▶ TO BE DONE: Collect each line of the entries that holds the string "React".

▶ GIVEN RECORDS:
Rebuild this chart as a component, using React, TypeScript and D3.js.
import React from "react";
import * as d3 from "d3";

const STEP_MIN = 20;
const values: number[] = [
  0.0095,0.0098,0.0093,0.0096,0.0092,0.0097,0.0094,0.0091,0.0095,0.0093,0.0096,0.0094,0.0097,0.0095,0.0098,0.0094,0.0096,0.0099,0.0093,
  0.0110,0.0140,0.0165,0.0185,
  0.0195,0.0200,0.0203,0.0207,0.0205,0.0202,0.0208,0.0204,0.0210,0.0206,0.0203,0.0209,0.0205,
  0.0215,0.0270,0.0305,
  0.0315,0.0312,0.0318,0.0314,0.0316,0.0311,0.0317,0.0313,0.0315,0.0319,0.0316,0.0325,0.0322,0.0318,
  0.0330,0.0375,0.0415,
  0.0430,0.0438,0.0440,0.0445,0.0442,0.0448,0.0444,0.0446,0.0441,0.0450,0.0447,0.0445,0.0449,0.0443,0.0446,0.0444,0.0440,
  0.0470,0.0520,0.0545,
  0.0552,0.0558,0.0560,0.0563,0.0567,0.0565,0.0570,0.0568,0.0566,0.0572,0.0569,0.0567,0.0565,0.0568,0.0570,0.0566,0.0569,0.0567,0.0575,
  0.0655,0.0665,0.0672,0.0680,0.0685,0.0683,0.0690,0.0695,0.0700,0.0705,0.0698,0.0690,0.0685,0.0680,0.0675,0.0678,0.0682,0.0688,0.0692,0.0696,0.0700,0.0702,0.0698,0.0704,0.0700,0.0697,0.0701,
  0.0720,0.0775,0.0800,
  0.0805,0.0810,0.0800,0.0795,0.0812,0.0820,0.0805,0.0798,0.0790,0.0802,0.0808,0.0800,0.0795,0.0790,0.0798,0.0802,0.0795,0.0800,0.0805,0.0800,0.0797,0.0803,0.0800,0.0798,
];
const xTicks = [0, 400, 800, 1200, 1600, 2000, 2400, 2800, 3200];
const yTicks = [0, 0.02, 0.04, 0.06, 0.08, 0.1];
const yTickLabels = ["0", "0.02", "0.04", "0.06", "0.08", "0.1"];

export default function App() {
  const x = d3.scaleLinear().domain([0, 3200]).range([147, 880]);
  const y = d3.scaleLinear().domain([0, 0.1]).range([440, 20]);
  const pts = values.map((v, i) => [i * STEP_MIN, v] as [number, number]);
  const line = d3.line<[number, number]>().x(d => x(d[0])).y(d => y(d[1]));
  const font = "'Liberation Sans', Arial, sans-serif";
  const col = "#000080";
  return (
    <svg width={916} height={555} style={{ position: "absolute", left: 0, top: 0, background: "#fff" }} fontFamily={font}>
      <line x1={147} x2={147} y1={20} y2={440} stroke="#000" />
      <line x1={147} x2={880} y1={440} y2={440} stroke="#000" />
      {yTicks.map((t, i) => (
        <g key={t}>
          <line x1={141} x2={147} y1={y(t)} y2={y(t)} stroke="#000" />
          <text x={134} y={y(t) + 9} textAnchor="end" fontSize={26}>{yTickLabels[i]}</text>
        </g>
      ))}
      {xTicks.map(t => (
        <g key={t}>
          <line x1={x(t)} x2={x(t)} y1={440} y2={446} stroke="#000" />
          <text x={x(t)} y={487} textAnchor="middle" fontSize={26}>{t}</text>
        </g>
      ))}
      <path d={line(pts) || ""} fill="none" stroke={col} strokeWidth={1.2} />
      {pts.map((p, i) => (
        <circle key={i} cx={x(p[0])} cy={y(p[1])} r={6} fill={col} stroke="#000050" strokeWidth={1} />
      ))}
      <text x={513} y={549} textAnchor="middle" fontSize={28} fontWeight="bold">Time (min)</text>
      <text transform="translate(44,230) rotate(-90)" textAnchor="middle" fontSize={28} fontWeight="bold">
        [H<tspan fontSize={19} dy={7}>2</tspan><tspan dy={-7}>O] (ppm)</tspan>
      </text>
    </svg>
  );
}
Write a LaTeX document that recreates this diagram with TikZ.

▶ EXPECTED OUTPUT:
Rebuild this chart as a component, using React, TypeScript and D3.js.
import React from "react";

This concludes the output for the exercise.